▸ **AVAILABLE DATA**
╭──
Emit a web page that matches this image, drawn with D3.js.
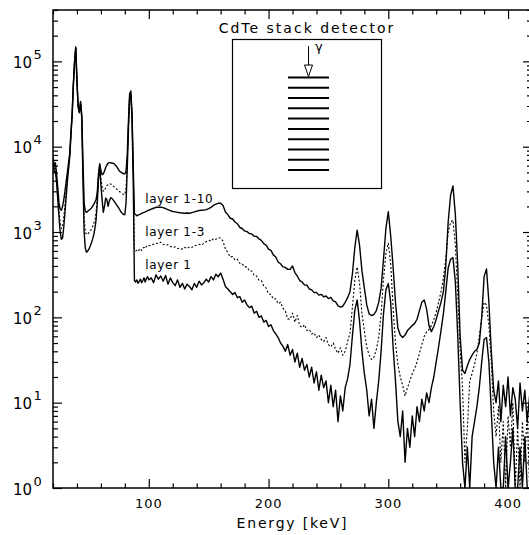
<!DOCTYPE html>
<html>
<head>
<meta charset="utf-8">
<script src="https://cdn.jsdelivr.net/npm/d3@7"></script>
<style>
  body { margin: 0; background: #fff; }
  svg { display: block; font-family: "DejaVu Sans", sans-serif; }
</style>
</head>
<body>
<div id="box-div"></div>
<script>
// energy channels (keV)
const energyLow = [20, 21, 22, 23, 24, 25, 26, 27, 28, 29, 30, 31, 32, 33, 34, 35, 36, 37, 38, 39,
  40, 41, 42, 43, 44, 45, 46, 47, 48, 49, 50, 51, 52, 53, 54, 55, 56, 57, 58, 59,
  60, 61, 62, 63, 64, 65, 66, 67, 68, 69, 70, 71, 72, 73, 74, 75, 76, 77, 78, 79,
  80, 81, 82, 83, 84, 85, 86, 87, 88, 89, 90, 91, 92, 93, 94, 95, 96, 97, 98, 99, 100]
const energyHigh = [102, 104, 106, 108, 110, 112, 114, 116, 118, 120, 122, 124, 126, 128, 130, 132, 134, 136, 138, 140,
  142, 144, 146, 148, 150, 152, 154, 156, 158, 160, 162, 164, 166, 168, 170, 172, 174, 176, 178, 180,
  182, 184, 186, 188, 190, 192, 194, 196, 198, 200, 202, 204, 206, 208, 210, 212, 214, 216, 218, 220,
  222, 224, 226, 228, 230, 232, 234, 236, 238, 240, 242, 244, 246, 248, 250, 252, 254, 256, 258, 260,
  262, 264, 266, 268, 270, 272, 274, 276, 278, 280, 282, 284, 286, 288, 290, 292, 294, 296, 298, 300,
  302, 304, 306, 308, 310, 312, 314, 316, 318, 320, 322, 324, 326, 328, 330, 332, 334, 336, 338, 340,
  342, 344, 346, 348, 350, 352, 354, 356, 358, 360, 362, 364, 366, 368, 370, 372, 374, 376, 378, 380,
  382, 384, 386, 388, 390, 392, 394, 396, 398, 400, 402, 404, 406, 408, 410, 412, 414, 416, 418, 420]

// counts, layer 1-10
const layer1to10 = [7500, 5800, 6500, 4800, 3300, 2200, 1850, 1800, 2000, 2400,
  3000, 3900, 5000, 6500, 8500, 15000, 25000, 55000, 100000, 148000,
  60000, 30000, 26000, 34000, 24000, 7000, 2200, 1750, 1700, 1750,
  1800, 1850, 1900, 2000, 2100, 2250, 2400, 3000, 4800, 6300,
  5300, 4700, 4800, 5200, 5700, 6100, 6400, 6500, 6500, 6400,
  6400, 6300, 6100, 5900, 5600, 5300, 5100, 5000, 4900, 4800,
  4800, 5200, 8000, 20000, 42000, 45000, 25000, 6000, 1650, 1600,
  1550, 1580, 1600, 1620, 1650, 1680, 1700, 1720, 1750, 1780, 1800,
  1850, 1900, 1950, 1960, 1950, 1930, 1880, 1830, 1780, 1740,
  1720, 1700, 1680, 1670, 1660, 1670, 1660, 1690, 1720, 1750,
  1790, 1800, 1810, 1830, 1880, 1950, 2050, 2120, 2170, 2180,
  2050, 1720, 1600, 1450, 1420, 1310, 1250, 1130, 1100, 1030,
  1010, 960, 950, 890, 890, 830, 800, 730, 700, 630,
  610, 540, 510, 445, 425, 390, 385, 365, 365, 400,
  335, 305, 270, 260, 240, 238, 215, 210, 195, 196,
  182, 186, 174, 178, 166, 171, 156, 152, 136, 132,
  135, 150, 170, 200, 320, 650, 1050, 700, 350, 220,
  140, 110, 105, 108, 120, 150, 220, 480, 1100, 1730,
  900, 390, 150, 75, 62, 58, 62, 70, 75, 80,
  85, 95, 120, 150, 160, 125, 80, 68, 78, 95,
  120, 150, 200, 400, 1300, 2700, 3470, 1600, 400, 60,
  24, 22, 27, 32, 36, 40, 42, 50, 100, 300,
  370, 150, 40, 14, 10, 18, 6, 16, 9, 20,
  7, 15, 11, 5, 17, 8, 14, 6, 12, 9]

// counts, layer 1-3
const layer1to3 = [7000, 5500, 5800, 4200, 2800, 1800, 1300, 1100, 1150, 1500,
  2100, 3000, 4300, 5900, 8000, 14000, 24000, 54000, 98000, 146000,
  59000, 29500, 25500, 33000, 23000, 5000, 1500, 1000, 930, 950,
  980, 1020, 1080, 1150, 1250, 1400, 1700, 2500, 4500, 6100,
  4200, 3400, 3000, 3100, 3300, 3500, 3600, 3700, 3650, 3600,
  3500, 3400, 3300, 3200, 3100, 3000, 2950, 2900, 2800, 2750,
  2750, 3300, 6500, 18000, 40000, 43000, 23000, 5000, 620, 600,
  610, 590, 620, 640, 610, 650, 660, 640, 680, 670, 690,
  700, 720, 740, 730, 760, 720, 700, 710, 680, 660,
  670, 640, 650, 630, 660, 640, 670, 660, 690, 700,
  720, 700, 740, 770, 800, 780, 840, 820, 860, 850,
  780, 630, 575, 510, 515, 470, 480, 430, 425, 390,
  390, 350, 350, 310, 305, 272, 270, 232, 220, 188,
  185, 164, 165, 144, 150, 128, 118, 96, 95, 112,
  88, 105, 80, 76, 82, 70, 72, 64, 66, 58,
  62, 55, 52, 58, 48, 45, 50, 42, 38, 44,
  36, 40, 52, 65, 130, 270, 390, 250, 110, 70,
  45, 36, 32, 34, 42, 58, 110, 280, 560, 740,
  420, 130, 50, 28, 20, 16, 12, 15, 18, 22,
  25, 30, 38, 48, 60, 68, 72, 80, 95, 115,
  150, 200, 290, 480, 1000, 1300, 1380, 700, 180, 40,
  15, 2, 5, 18, 22, 28, 38, 60, 100, 150,
  140, 80, 30, 8, 4, 9, 2, 6, 0, 7,
  3, 10, 1, 5, 0, 6, 2, 8, 0, 4]

// counts, layer 1
const layer1 = [6500, 5000, 5200, 3800, 2400, 1500, 1000, 820, 850, 1150,
  1700, 2600, 3900, 5500, 7600, 13500, 23000, 52000, 95000, 143000,
  58000, 29000, 25000, 32000, 22000, 4200, 1000, 640, 580, 600,
  630, 680, 740, 820, 920, 1100, 1400, 2200, 4200, 6000,
  3600, 2400, 1700, 2000, 2500, 2400, 2000, 2300, 2500, 2500,
  2400, 2300, 2200, 2100, 2000, 1900, 1800, 1700, 1650, 1600,
  1600, 2200, 5500, 16000, 38000, 41000, 21000, 4000, 270, 260,
  275, 250, 265, 280, 255, 270, 290, 260, 285, 300, 275,
  290, 255, 315, 280, 305, 265, 310, 245, 290, 255,
  235, 275, 225, 250, 215, 245, 230, 210, 250, 225,
  265, 240, 255, 280, 260, 300, 275, 320, 300, 330,
  280, 230, 215, 200, 185, 195, 170, 175, 150, 160,
  140, 130, 135, 112, 118, 100, 104, 88, 92, 78,
  82, 70, 64, 58, 50, 46, 40, 48, 36, 42,
  30, 38, 26, 33, 24, 28, 20, 26, 17, 23,
  14, 21, 15, 18, 10, 16, 9, 14, 6, 12,
  8, 15, 19, 28, 60, 120, 160, 90, 40, 22,
  14, 7, 11, 5, 10, 18, 40, 110, 210, 250,
  150, 45, 18, 6, 4, 8, 2, 5, 3, 7,
  4, 9, 6, 11, 8, 13, 10, 15, 20, 30,
  45, 70, 110, 200, 380, 480, 500, 260, 60, 10,
  2, 0, 3, 0, 4, 6, 9, 15, 30, 55,
  58, 30, 8, 2, 0, 3, 1, 0, 4, 0,
  2, 5, 0, 1, 3, 0, 4, 1, 0, 2]

const xMajor = [100, 200, 300, 400]
const xMinor = [20, 40, 60, 80, 120, 140, 160, 180, 220, 240, 260, 280, 320, 340, 360, 380, 420]
const yExponents = [0, 1, 2, 3, 4, 5]
const seriesNames = ['layer 1-10', 'layer 1-3', 'layer 1']
// label anchor: energy, counts
const labelPos = [[97, 2200], [97, 900], [97, 370]]
const stackLayers = [1, 2, 3, 4, 5, 6, 7, 8, 9, 10]

let dms = {
    width: 529,
    height: 535,
    left: 53,
    right: 532,
    top: 10,
    bottom: 488
}

const energy = energyLow.concat(energyHigh)
const series = [
    { name: seriesNames[0], values: layer1to10, dash: null },
    { name: seriesNames[1], values: layer1to3, dash: '2,2' },
    { name: seriesNames[2], values: layer1, dash: null }
]

const svg = d3.select('#box-div').append('svg')
    .attr('width', dms.width)
    .attr('height', dms.height)

const x = d3.scaleLinear().domain([20, 420]).range([dms.left, dms.right])
const y = d3.scaleLog().domain([1, 4e5]).range([dms.bottom, dms.top]).clamp(true)

svg.append('clipPath').attr('id', 'plot-clip')
    .append('rect')
    .attr('x', dms.left).attr('y', dms.top)
    .attr('width', dms.right - dms.left).attr('height', dms.bottom - dms.top)

// spectra
const line = d3.line()
    .x(d => x(d[0]))
    .y(d => y(Math.max(d[1], 0.5)))

svg.append('g').attr('clip-path', 'url(#plot-clip)')
    .selectAll('path')
    .data(series)
    .join('path')
    .attr('d', s => line(energy.map((e, i) => [e, s.values[i]])))
    .attr('fill', 'none')
    .attr('stroke', '#000')
    .attr('stroke-width', s => s.dash ? 1.1 : 1.4)
    .attr('stroke-dasharray', s => s.dash)
    .attr('stroke-linejoin', 'round')

// frame
svg.append('rect')
    .attr('x', dms.left).attr('y', dms.top)
    .attr('width', dms.right - dms.left).attr('height', dms.bottom - dms.top)
    .attr('fill', 'none').attr('stroke', '#000').attr('stroke-width', 1.5)

// y ticks
const yMinor = []
yExponents.forEach(k => {
    for (let m = 2; m <= 9; m++) {
        const v = m * Math.pow(10, k)
        if (v <= 4e5) yMinor.push(v)
    }
})
const yMajor = yExponents.map(k => Math.pow(10, k))

const tickAxis = (gen, values, size, transform) => {
    const g = svg.append('g')
        .attr('transform', transform)
        .call(gen.tickValues(values).tickSizeInner(size).tickSizeOuter(0).tickFormat(''))
    g.select('.domain').remove()
    g.selectAll('line').attr('stroke', '#000').attr('stroke-width', 1.2)
    return g
}

tickAxis(d3.axisLeft(y), yMajor, -9, `translate(${dms.left},0)`)
tickAxis(d3.axisLeft(y), yMinor, -5, `translate(${dms.left},0)`)
tickAxis(d3.axisRight(y), yMajor, -9, `translate(${dms.right},0)`)
tickAxis(d3.axisRight(y), yMinor, -5, `translate(${dms.right},0)`)
tickAxis(d3.axisBottom(x), xMajor, -9, `translate(0,${dms.bottom})`)
tickAxis(d3.axisBottom(x), xMinor, -4.5, `translate(0,${dms.bottom})`)
tickAxis(d3.axisTop(x), xMajor, -9, `translate(0,${dms.top})`)
tickAxis(d3.axisTop(x), xMinor, -4.5, `translate(0,${dms.top})`)

// y labels 10^k
const yLab = svg.append('g').selectAll('g')
    .data(yExponents)
    .join('g')
yLab.append('text')
    .attr('x', 32)
    .attr('y', k => y(Math.pow(10, k)) + 6.5)
    .attr('text-anchor', 'end')
    .attr('font-size', 15)
    .text('10')
yLab.append('text')
    .attr('x', 33.5)
    .attr('y', k => y(Math.pow(10, k)) - 2.5)
    .attr('font-size', 13)
    .text(k => k)

// x labels
svg.append('g').selectAll('text')
    .data(xMajor)
    .join('text')
    .attr('x', d => x(d))
    .attr('y', 508)
    .attr('text-anchor', 'middle')
    .attr('font-size', 13)
    .attr('letter-spacing', 1)
    .text(d => d)

svg.append('text')
    .attr('x', (dms.left + dms.right) / 2)
    .attr('y', 528)
    .attr('text-anchor', 'middle')
    .attr('font-size', 14)
    .attr('letter-spacing', 1.8)
    .text('Energy [keV]')

// series labels
svg.append('g').selectAll('text')
    .data(seriesNames)
    .join('text')
    .attr('x', (d, i) => x(labelPos[i][0]))
    .attr('y', (d, i) => y(labelPos[i][1]))
    .attr('font-size', 12)
    .attr('letter-spacing', 0.7)
    .text(d => d)

// inset: CdTe stack
const inset = svg.append('g')
inset.append('text')
    .attr('x', 307)
    .attr('y', 33)
    .attr('text-anchor', 'middle')
    .attr('font-size', 14)
    .attr('letter-spacing', 2)
    .text('CdTe stack detector')
inset.append('rect')
    .attr('x', 232.5).attr('y', 39.5)
    .attr('width', 149).attr('height', 149)
    .attr('fill', 'none').attr('stroke', '#000').attr('stroke-width', 1.2)

const layerY = d3.scalePoint().domain(stackLayers).range([77.5, 170])
inset.selectAll('line.layer')
    .data(stackLayers)
    .join('line')
    .attr('class', 'layer')
    .attr('x1', 288).attr('x2', 329)
    .attr('y1', d => layerY(d)).attr('y2', d => layerY(d))
    .attr('stroke', '#000').attr('stroke-width', 2)

inset.append('line')
    .attr('x1', 308.5).attr('x2', 308.5)
    .attr('y1', 46).attr('y2', 65)
    .attr('stroke', '#000').attr('stroke-width', 1)
inset.append('path')
    .attr('d', 'M304.5,65 L312.5,65 L308.5,76.5 Z')
    .attr('fill', '#fff').attr('stroke', '#000').attr('stroke-width', 1)
inset.append('text')
    .attr('x', 315)
    .attr('y', 51)
    .attr('font-size', 13)
    .text('γ')
</script>
</body>
</html>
╰──
▸ **YOUR TASK**
Everything from the top line of the data down to and including the line with "416, 418, 420]" is to be copied, except the pictures.

▸ **RESULT**
Emit a web page that matches this image, drawn with D3.js.
<!DOCTYPE html>
<html>
<head>
<meta charset="utf-8">
<script src="https://cdn.jsdelivr.net/npm/d3@7"></script>
<style>
  body { margin: 0; background: #fff; }
  svg { display: block; font-family: "DejaVu Sans", sans-serif; }
</style>
</head>
<body>
<div id="box-div"></div>
<script>
// energy channels (keV)
const energyLow = [20, 21, 22, 23, 24, 25, 26, 27, 28, 29, 30, 31, 32, 33, 34, 35, 36, 37, 38, 39,
  40, 41, 42, 43, 44, 45, 46, 47, 48, 49, 50, 51, 52, 53, 54, 55, 56, 57, 58, 59,
  60, 61, 62, 63, 64, 65, 66, 67, 68, 69, 70, 71, 72, 73, 74, 75, 76, 77, 78, 79,
  80, 81, 82, 83, 84, 85, 86, 87, 88, 89, 90, 91, 92, 93, 94, 95, 96, 97, 98, 99, 100]
const energyHigh = [102, 104, 106, 108, 110, 112, 114, 116, 118, 120, 122, 124, 126, 128, 130, 132, 134, 136, 138, 140,
  142, 144, 146, 148, 150, 152, 154, 156, 158, 160, 162, 164, 166, 168, 170, 172, 174, 176, 178, 180,
  182, 184, 186, 188, 190, 192, 194, 196, 198, 200, 202, 204, 206, 208, 210, 212, 214, 216, 218, 220,
  222, 224, 226, 228, 230, 232, 234, 236, 238, 240, 242, 244, 246, 248, 250, 252, 254, 256, 258, 260,
  262, 264, 266, 268, 270, 272, 274, 276, 278, 280, 282, 284, 286, 288, 290, 292, 294, 296, 298, 300,
  302, 304, 306, 308, 310, 312, 314, 316, 318, 320, 322, 324, 326, 328, 330, 332, 334, 336, 338, 340,
  342, 344, 346, 348, 350, 352, 354, 356, 358, 360, 362, 364, 366, 368, 370, 372, 374, 376, 378, 380,
  382, 384, 386, 388, 390, 392, 394, 396, 398, 400, 402, 404, 406, 408, 410, 412, 414, 416, 418, 420]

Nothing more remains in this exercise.